Wir werden nicht zusammenfinden; der Botschafter wünscht sich diese Zeitung anders, als sie ist. Das ist nachvollziehbar. Er braucht weder Frieden noch Verhandlungen. Er braucht Waffen. Die heranzuschaffen ist sein Job, dafür wird er bezahlt. Daran ist auch nichts verkehrt; er vertritt ein kriegführendes Land.

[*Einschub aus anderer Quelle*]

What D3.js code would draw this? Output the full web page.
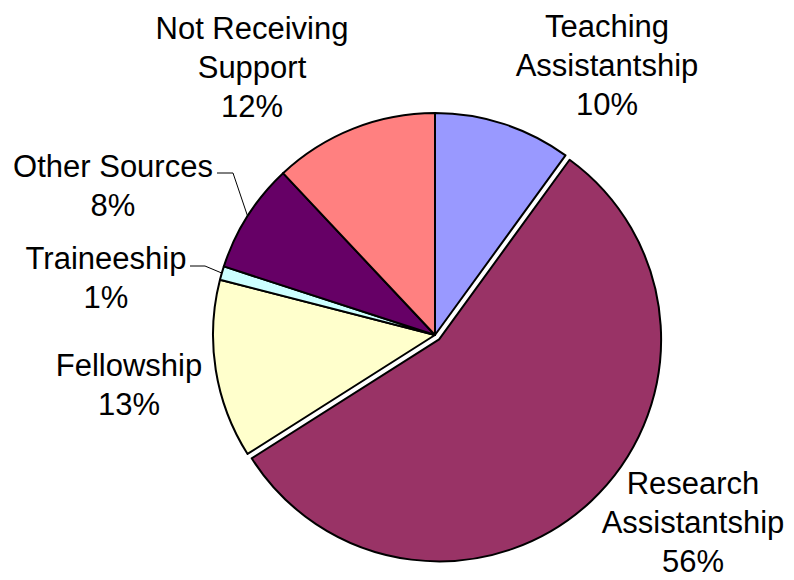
<!DOCTYPE html>
<html>
<head>
<meta charset="utf-8">
<script src="https://cdn.jsdelivr.net/npm/d3@7"></script>
<style>
  html, body { margin: 0; padding: 0; background: #fff; }
  svg text { font-family: "Liberation Sans", Arial, sans-serif; fill: #000; }
</style>
</head>
<body>
<svg id="chart" width="794" height="580"></svg>
<script>
// Graduate student support sources (percent of total)
const categories = [
  "Teaching Assistantship",
  "Research Assistantship",
  "Fellowship",
  "Traineeship",
  "Other Sources",
  "Not Receiving Support"
];
const values = [10, 56, 13, 1, 8, 12];
const labelLines = [
  ["Teaching", "Assistantship", "10%"],
  ["Research", "Assistantship", "56%"],
  ["Fellowship", "13%"],
  ["Traineeship", "1%"],
  ["Other Sources", "8%"],
  ["Not Receiving", "Support", "12%"]
];
const colors = ["#9999FF", "#993366", "#FFFFCC", "#CCFFFF", "#660066", "#FF8080"];
const exploded = [false, true, false, false, false, false];

// Layout
const cx = 435, cy = 335, radius = 222, explodeDist = 6;
const fontSize = 31, lineHeight = 39;
// label block anchor: centre x, first-line baseline y
const labelPos = [
  [607, 37],
  [693, 494],
  [129, 376],
  [106, 269],
  [113, 177],
  [252, 39]
];
// which labels get a leader line, and where the line leaves the text
const leaderStart = [null, null, null, [190, 266], [217, 173], null];
const leaderElbow = [null, null, null, [205, 266], [233, 173], null];

const svg = d3.select("#chart");

const pie = d3.pie().sort(null).value(d => d)(values);
const arc = d3.arc().innerRadius(0).outerRadius(radius);

const g = svg.append("g").attr("transform", `translate(${cx},${cy})`);

// draw normal slices first, exploded slice on top
const order = d3.range(pie.length).sort((a, b) => (exploded[a] ? 1 : 0) - (exploded[b] ? 1 : 0));

g.selectAll("path.slice")
  .data(order.map(i => Object.assign({ idx: i }, pie[i])))
  .join("path")
  .attr("class", "slice")
  .attr("d", arc)
  .attr("fill", d => colors[d.idx])
  .attr("stroke", "#000")
  .attr("stroke-width", 2)
  .attr("stroke-linejoin", "round")
  .attr("transform", d => {
    if (!exploded[d.idx]) return null;
    const mid = (d.startAngle + d.endAngle) / 2;
    return `translate(${explodeDist * Math.sin(mid)},${-explodeDist * Math.cos(mid)})`;
  });

// leader lines from label to slice edge
pie.forEach((d, i) => {
  if (!leaderStart[i]) return;
  const mid = (d.startAngle + d.endAngle) / 2;
  const ex = cx + radius * Math.sin(mid);
  const ey = cy - radius * Math.cos(mid);
  svg.append("polyline")
    .attr("points", [leaderStart[i], leaderElbow[i], [ex, ey]].map(p => p.join(",")).join(" "))
    .attr("fill", "none")
    .attr("stroke", "#000")
    .attr("stroke-width", 1);
});

// labels
labelLines.forEach((lines, i) => {
  const t = svg.append("text")
    .attr("text-anchor", "middle")
    .attr("font-size", fontSize);
  lines.forEach((ln, k) => {
    t.append("tspan")
      .attr("x", labelPos[i][0])
      .attr("y", labelPos[i][1] + k * lineHeight)
      .text(ln);
  });
});
</script>
</body>
</html>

Nur hat die Berliner Zeitung auch einen Job. Deutschland führt nämlich keinen Krieg, und die Leser wollen, dass es so bleibt. Die Leser (die allermeisten) wollen auch nicht, dass der Krieg in Osteuropa noch Jahre weitergeht. Sie wollen weder Inflation noch Weltenbrand und auch keinen neuen Eisernen Vorhang mitten durch Europa.

Schon die X-Reaktion auf seine geballten Diffamierungen hat dem Botschafter gezeigt: Auch im Medium der Trolle und Bots hängt ihm nur eine Minderheit an. Das gilt erst recht unter unseren Lesern. In ihrer ersten Reaktion hat die Berliner Zeitung schon deutlich gemacht, worauf es ankommt: Pressefreiheit. Die ist wegen der paar Botschafter-Tweets nicht in Gefahr; es ist jedoch empfehlenswert, immer wieder daran zu erinnern – auch angesichts der gar nicht so klammheimlichen medialen Sympathie, die jeden begleitet, Botschafter und andere, der dissidente Stimmen aus dem deutschen Osten schmäht.

Mit der Perspektive, den Nuancen, der Gewichtung und dem journalistischen Selbstverständnis der Berliner Zeitung muss der Botschafter also leben. Auch die Zeitung muss mit einem Botschafter leben, der sie gern anders hätte, als sie ist. Mit seiner Meinung auch, und das ist gut so. Deutschland ist ein freies Land. Und wenn die ukrainische Regierung wirklich der Ansicht ist, mit Verbalinjurien ihrer Diplomaten könne sie im Ausland punkten – bitte sehr. Sie sollte allerdings bedenken: Ehrabschneidungen auf sozialen Medien haben eine extrem kurze Halbwertzeit; nur der üble Nachgeschmack bleibt lange haften.